Written by Michael Larabel in Software on 21 February 2016 at 01:00 PM EST. Page 1 of 4. 3 Comments.

Most often when running GCC vs. LLVM Clang compiler benchmark comparisons it's done on Intel/AMD x86 hardware or occasionally on ARM when benchmarking an interesting ARMv7/ARMv8 system. However, in having remote access last weekend to the prototype of the Talos Secure Workstation powered by a POWER8 design, I was very anxious to run some compiler benchmarks to see how these open-source compilers compete on the alternative architecture.

Compared to most of my x86/ARM benchmarks of GCC vs.

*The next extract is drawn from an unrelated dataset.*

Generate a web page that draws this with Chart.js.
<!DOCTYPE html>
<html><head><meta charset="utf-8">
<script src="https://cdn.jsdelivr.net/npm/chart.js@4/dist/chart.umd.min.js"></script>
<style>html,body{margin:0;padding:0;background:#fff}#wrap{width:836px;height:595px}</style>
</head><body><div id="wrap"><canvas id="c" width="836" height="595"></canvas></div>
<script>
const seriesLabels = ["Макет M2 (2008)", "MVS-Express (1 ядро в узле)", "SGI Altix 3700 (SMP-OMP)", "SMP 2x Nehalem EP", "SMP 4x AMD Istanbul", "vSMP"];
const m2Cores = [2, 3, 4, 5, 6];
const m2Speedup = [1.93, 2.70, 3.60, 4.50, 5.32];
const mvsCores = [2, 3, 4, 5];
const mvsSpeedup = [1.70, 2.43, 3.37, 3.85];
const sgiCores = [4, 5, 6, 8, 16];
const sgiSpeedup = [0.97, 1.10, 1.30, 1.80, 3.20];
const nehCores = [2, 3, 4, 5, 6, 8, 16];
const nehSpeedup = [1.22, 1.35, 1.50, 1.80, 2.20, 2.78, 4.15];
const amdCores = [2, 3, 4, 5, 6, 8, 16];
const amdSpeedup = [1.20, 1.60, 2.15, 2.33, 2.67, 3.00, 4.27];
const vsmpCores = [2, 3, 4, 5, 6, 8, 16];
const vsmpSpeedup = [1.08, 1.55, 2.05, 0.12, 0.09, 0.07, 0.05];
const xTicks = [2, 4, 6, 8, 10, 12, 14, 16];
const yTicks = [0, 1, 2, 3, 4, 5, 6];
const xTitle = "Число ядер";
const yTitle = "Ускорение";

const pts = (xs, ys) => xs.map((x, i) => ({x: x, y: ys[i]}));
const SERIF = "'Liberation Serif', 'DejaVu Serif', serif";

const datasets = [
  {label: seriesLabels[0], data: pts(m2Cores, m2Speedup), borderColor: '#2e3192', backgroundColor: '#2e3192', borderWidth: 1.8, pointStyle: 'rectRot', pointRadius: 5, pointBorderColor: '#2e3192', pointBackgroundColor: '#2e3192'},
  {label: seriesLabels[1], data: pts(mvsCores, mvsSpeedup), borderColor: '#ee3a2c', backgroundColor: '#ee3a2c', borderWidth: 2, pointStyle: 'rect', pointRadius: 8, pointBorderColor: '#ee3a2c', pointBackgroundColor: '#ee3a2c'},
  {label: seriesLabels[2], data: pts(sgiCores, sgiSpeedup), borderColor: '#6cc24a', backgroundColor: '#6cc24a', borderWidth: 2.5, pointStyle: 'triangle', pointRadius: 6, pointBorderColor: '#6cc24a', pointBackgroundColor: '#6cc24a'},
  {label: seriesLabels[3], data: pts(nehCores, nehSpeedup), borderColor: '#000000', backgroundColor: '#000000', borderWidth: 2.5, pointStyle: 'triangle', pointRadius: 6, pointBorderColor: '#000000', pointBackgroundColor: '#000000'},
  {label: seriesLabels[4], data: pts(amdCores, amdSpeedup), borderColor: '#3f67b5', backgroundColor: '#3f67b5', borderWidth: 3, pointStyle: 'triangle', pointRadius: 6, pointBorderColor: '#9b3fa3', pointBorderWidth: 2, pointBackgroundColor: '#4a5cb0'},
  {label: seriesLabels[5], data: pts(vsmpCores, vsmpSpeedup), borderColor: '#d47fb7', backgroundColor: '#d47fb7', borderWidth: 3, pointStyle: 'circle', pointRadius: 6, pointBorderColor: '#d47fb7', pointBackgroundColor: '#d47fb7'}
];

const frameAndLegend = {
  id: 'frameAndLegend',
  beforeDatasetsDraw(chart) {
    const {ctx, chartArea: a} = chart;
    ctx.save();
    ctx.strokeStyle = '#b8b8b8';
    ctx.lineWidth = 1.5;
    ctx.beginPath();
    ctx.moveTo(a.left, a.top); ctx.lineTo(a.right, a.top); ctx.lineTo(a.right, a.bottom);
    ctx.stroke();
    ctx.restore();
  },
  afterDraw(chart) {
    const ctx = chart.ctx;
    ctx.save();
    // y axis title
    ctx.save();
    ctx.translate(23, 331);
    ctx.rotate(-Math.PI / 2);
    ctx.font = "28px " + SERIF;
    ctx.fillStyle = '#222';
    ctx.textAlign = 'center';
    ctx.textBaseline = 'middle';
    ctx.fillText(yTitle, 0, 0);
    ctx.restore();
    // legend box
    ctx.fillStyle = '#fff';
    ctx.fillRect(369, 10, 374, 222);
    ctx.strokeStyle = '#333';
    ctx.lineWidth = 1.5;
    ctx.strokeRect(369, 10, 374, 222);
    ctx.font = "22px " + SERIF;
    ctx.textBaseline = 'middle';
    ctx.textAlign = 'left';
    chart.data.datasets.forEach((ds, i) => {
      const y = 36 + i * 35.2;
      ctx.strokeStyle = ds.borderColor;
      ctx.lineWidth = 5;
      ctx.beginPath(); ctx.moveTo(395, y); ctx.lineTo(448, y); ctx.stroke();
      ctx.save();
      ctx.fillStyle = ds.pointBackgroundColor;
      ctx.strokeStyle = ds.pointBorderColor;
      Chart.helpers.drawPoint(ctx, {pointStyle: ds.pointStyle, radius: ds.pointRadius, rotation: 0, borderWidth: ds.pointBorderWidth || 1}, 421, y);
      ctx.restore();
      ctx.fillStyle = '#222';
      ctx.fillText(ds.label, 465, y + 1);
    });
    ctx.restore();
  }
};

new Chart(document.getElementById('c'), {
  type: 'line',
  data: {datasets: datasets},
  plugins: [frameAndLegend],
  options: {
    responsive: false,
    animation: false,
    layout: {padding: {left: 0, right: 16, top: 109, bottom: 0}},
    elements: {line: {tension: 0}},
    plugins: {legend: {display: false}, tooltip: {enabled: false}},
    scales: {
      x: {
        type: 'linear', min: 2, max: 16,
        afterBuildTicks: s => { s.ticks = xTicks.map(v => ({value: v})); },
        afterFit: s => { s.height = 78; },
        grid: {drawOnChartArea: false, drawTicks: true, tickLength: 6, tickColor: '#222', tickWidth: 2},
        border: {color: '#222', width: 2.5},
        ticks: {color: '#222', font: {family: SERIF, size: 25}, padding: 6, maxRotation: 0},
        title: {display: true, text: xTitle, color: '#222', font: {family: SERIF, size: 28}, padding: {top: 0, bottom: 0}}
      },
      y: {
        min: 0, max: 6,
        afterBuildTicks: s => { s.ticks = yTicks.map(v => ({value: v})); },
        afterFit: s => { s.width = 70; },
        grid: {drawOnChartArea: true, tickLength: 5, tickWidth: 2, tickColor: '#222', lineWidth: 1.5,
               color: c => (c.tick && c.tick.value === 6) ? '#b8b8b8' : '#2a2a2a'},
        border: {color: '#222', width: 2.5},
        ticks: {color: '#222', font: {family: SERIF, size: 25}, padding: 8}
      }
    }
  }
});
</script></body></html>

Clang, the LLVM-based compiler seemed even more competitive to the GNU Compiler Collection when it came to running on POWER8. GCC 5.3.1 and LLVM Clang 3.6.2 were the tested compiler versions as found on the Debian Testing environment that was setup for this Linux PPC64LE system. The POWER8 system had 64 cores available and was using the Linux 4.3 kernel. Pretty much it was similar to a stock Debian POWER8 testing environment. The CFLAGS/CXXFLAGS were obviously maintained the same as well during the benchmarking process.

Keep in mind GCC 5.3 is the latest stable series on the GNU front while the LLVM Clang 3.7 series is the latest stable, but Clang 3.6 was what's currently available via Debian testing. GCC 6.1 and LLVM Clang 3.8 will also soon be released. These PowerPC Clang vs. GCC compiler benchmarks were carried out in a fully-automated and reproducible manner using the open-source Phoronix Test Suite benchmarking software.